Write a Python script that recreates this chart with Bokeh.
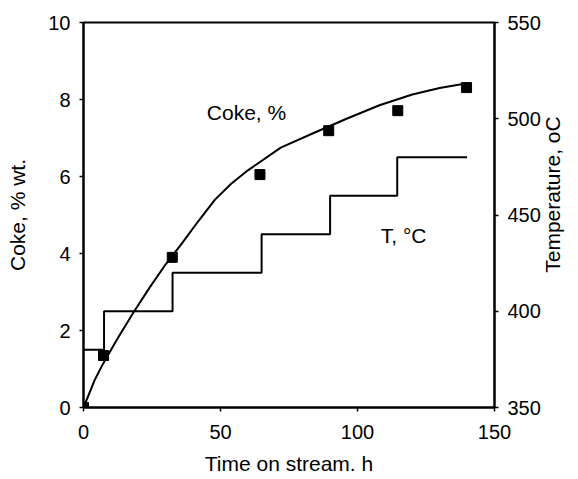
import math
from bokeh.plotting import figure
from bokeh.models import Range1d, LinearAxis, FixedTicker, Label
from bokeh.embed import file_html
from bokeh.resources import INLINE

# Coke measurements (squares)
t_pts = [0, 7.3, 32.4, 64.4, 89.5, 114.7, 139.8]
coke_pts = [0.0, 1.35, 3.9, 6.05, 7.19, 7.71, 8.31]

# Coke fitted curve
t_curve = [0, 4, 7, 12, 18, 24, 30, 36, 42, 48, 54, 60, 72, 84, 96, 108, 120, 130, 140]
coke_curve = [0.0, 0.7, 1.12, 1.74, 2.44, 3.1, 3.72, 4.27, 4.85, 5.4, 5.82, 6.16, 6.75, 7.13,
              7.5, 7.85, 8.13, 8.3, 8.42]

# Temperature program (step)
t_temp = [0, 7.5, 32.5, 65, 90, 114.5, 140]
temp = [380, 400, 420, 440, 460, 480, 480]

FONT = "Liberation Sans"

p = figure(width=578, height=479, output_backend="svg", toolbar_location=None,
           x_range=Range1d(0, 150), y_range=Range1d(0, 10),
           min_border_left=83, min_border_right=10, min_border_top=22, min_border_bottom=72)
p.extra_y_ranges = {"temp": Range1d(350, 550)}
p.xgrid.visible = False
p.ygrid.visible = False
p.outline_line_color = "black"
p.outline_line_width = 2
p.outline_line_alpha = 1
p.background_fill_color = "white"
p.border_fill_color = "white"

p.xaxis.ticker = FixedTicker(ticks=[0, 50, 100, 150])
p.yaxis.ticker = FixedTicker(ticks=[0, 2, 4, 6, 8, 10])
p.xaxis.axis_label = "Time on stream. h"
p.yaxis.axis_label = "Coke, % wt."

right = LinearAxis(y_range_name="temp",
                   ticker=FixedTicker(ticks=[350, 400, 450, 500, 550]))
p.add_layout(right, "right")

for ax in [p.xaxis[0], p.yaxis[0], right]:
    ax.axis_line_width = 2
    ax.axis_line_color = "black"
    ax.major_tick_line_color = "black"
    ax.major_tick_line_width = 1.5
    ax.major_tick_out = 4
    ax.major_tick_in = 0
    ax.minor_tick_line_color = None
    ax.major_label_text_font = FONT
    ax.major_label_text_font_size = "20px"
    ax.major_label_text_color = "black"
    ax.axis_label_text_font = FONT
    ax.axis_label_text_font_size = "21px"
    ax.axis_label_text_font_style = "normal"
    ax.axis_label_text_color = "black"

# right-hand title drawn as a rotated single tick label (reads bottom-to-top)
right_title = LinearAxis(y_range_name="temp", ticker=FixedTicker(ticks=[420]),
                         major_label_overrides={420: "Temperature, oC"},
                         major_label_orientation=math.pi / 2,
                         axis_line_color=None, major_tick_line_color=None,
                         minor_tick_line_color=None, major_tick_out=0, major_tick_in=0,
                         major_label_standoff=12,
                         major_label_text_font=FONT, major_label_text_font_size="21px",
                         major_label_text_color="black")
p.add_layout(right_title, "right")

p.xaxis.major_label_standoff = 13
p.xaxis.axis_label_standoff = 10
p.yaxis.major_label_standoff = 9
p.yaxis.axis_label_standoff = 16
right.major_label_standoff = 9

p.line(t_curve, coke_curve, line_color="black", line_width=2)
p.step(t_temp, temp, mode="after", y_range_name="temp", line_color="black", line_width=2)
p.scatter(t_pts, coke_pts, marker="square", size=10, fill_color="black", line_color="black")

p.add_layout(Label(x=45, y=7.66, text="Coke, %", text_font=FONT, text_font_size="21px",
                   text_color="black", text_baseline="middle"))
p.add_layout(Label(x=108.5, y=4.47, text="T, °C", text_font=FONT, text_font_size="21px",
                   text_color="black", text_baseline="middle"))

open("out.html", "w").write(file_html(p, INLINE))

YOUR INSTRUCTIONS:
Reproduce the material word for word, minus the images.

SOLUTION FOR THIS EXERCISE:
Write a Python script that recreates this chart with Bokeh.
import math
from bokeh.plotting import figure
from bokeh.models import Range1d, LinearAxis, FixedTicker, Label
from bokeh.embed import file_html
from bokeh.resources import INLINE

# Coke measurements (squares)
t_pts = [0, 7.3, 32.4, 64.4, 89.5, 114.7, 139.8]
coke_pts = [0.0, 1.35, 3.9, 6.05, 7.19, 7.71, 8.31]

# Coke fitted curve
t_curve = [0, 4, 7, 12, 18, 24, 30, 36, 42, 48, 54, 60, 72, 84, 96, 108, 120, 130, 140]
coke_curve = [0.0, 0.7, 1.12, 1.74, 2.44, 3.1, 3.72, 4.27, 4.85, 5.4, 5.82, 6.16, 6.75, 7.13,
              7.5, 7.85, 8.13, 8.3, 8.42]

# Temperature program (step)
t_temp = [0, 7.5, 32.5, 65, 90, 114.5, 140]
temp = [380, 400, 420, 440, 460, 480, 480]

FONT = "Liberation Sans"

p = figure(width=578, height=479, output_backend="svg", toolbar_location=None,
           x_range=Range1d(0, 150), y_range=Range1d(0, 10),
           min_border_left=83, min_border_right=10, min_border_top=22, min_border_bottom=72)
p.extra_y_ranges = {"temp": Range1d(350, 550)}
p.xgrid.visible = False
p.ygrid.visible = False
p.outline_line_color = "black"
p.outline_line_width = 2
p.outline_line_alpha = 1
p.background_fill_color = "white"
p.border_fill_color = "white"

p.xaxis.ticker = FixedTicker(ticks=[0, 50, 100, 150])
p.yaxis.ticker = FixedTicker(ticks=[0, 2, 4, 6, 8, 10])
p.xaxis.axis_label = "Time on stream. h"
p.yaxis.axis_label = "Coke, % wt."

right = LinearAxis(y_range_name="temp",
                   ticker=FixedTicker(ticks=[350, 400, 450, 500, 550]))
p.add_layout(right, "right")

for ax in [p.xaxis[0], p.yaxis[0], right]:
    ax.axis_line_width = 2
    ax.axis_line_color = "black"
    ax.major_tick_line_color = "black"
    ax.major_tick_line_width = 1.5
    ax.major_tick_out = 4
    ax.major_tick_in = 0
    ax.minor_tick_line_color = None
    ax.major_label_text_font = FONT
    ax.major_label_text_font_size = "20px"
    ax.major_label_text_color = "black"
    ax.axis_label_text_font = FONT
    ax.axis_label_text_font_size = "21px"
    ax.axis_label_text_font_style = "normal"
    ax.axis_label_text_color = "black"

# right-hand title drawn as a rotated single tick label (reads bottom-to-top)
right_title = LinearAxis(y_range_name="temp", ticker=FixedTicker(ticks=[420]),
                         major_label_overrides={420: "Temperature, oC"},
                         major_label_orientation=math.pi / 2,
                         axis_line_color=None, major_tick_line_color=None,
                         minor_tick_line_color=None, major_tick_out=0, major_tick_in=0,
                         major_label_standoff=12,
                         major_label_text_font=FONT, major_label_text_font_size="21px",
                         major_label_text_color="black")
p.add_layout(right_title, "right")

p.xaxis.major_label_standoff = 13
p.xaxis.axis_label_standoff = 10
p.yaxis.major_label_standoff = 9
p.yaxis.axis_label_standoff = 16
right.major_label_standoff = 9

p.line(t_curve, coke_curve, line_color="black", line_width=2)
p.step(t_temp, temp, mode="after", y_range_name="temp", line_color="black", line_width=2)
p.scatter(t_pts, coke_pts, marker="square", size=10, fill_color="black", line_color="black")

p.add_layout(Label(x=45, y=7.66, text="Coke, %", text_font=FONT, text_font_size="21px",
                   text_color="black", text_baseline="middle"))
p.add_layout(Label(x=108.5, y=4.47, text="T, °C", text_font=FONT, text_font_size="21px",
                   text_color="black", text_baseline="middle"))

open("out.html", "w").write(file_html(p, INLINE))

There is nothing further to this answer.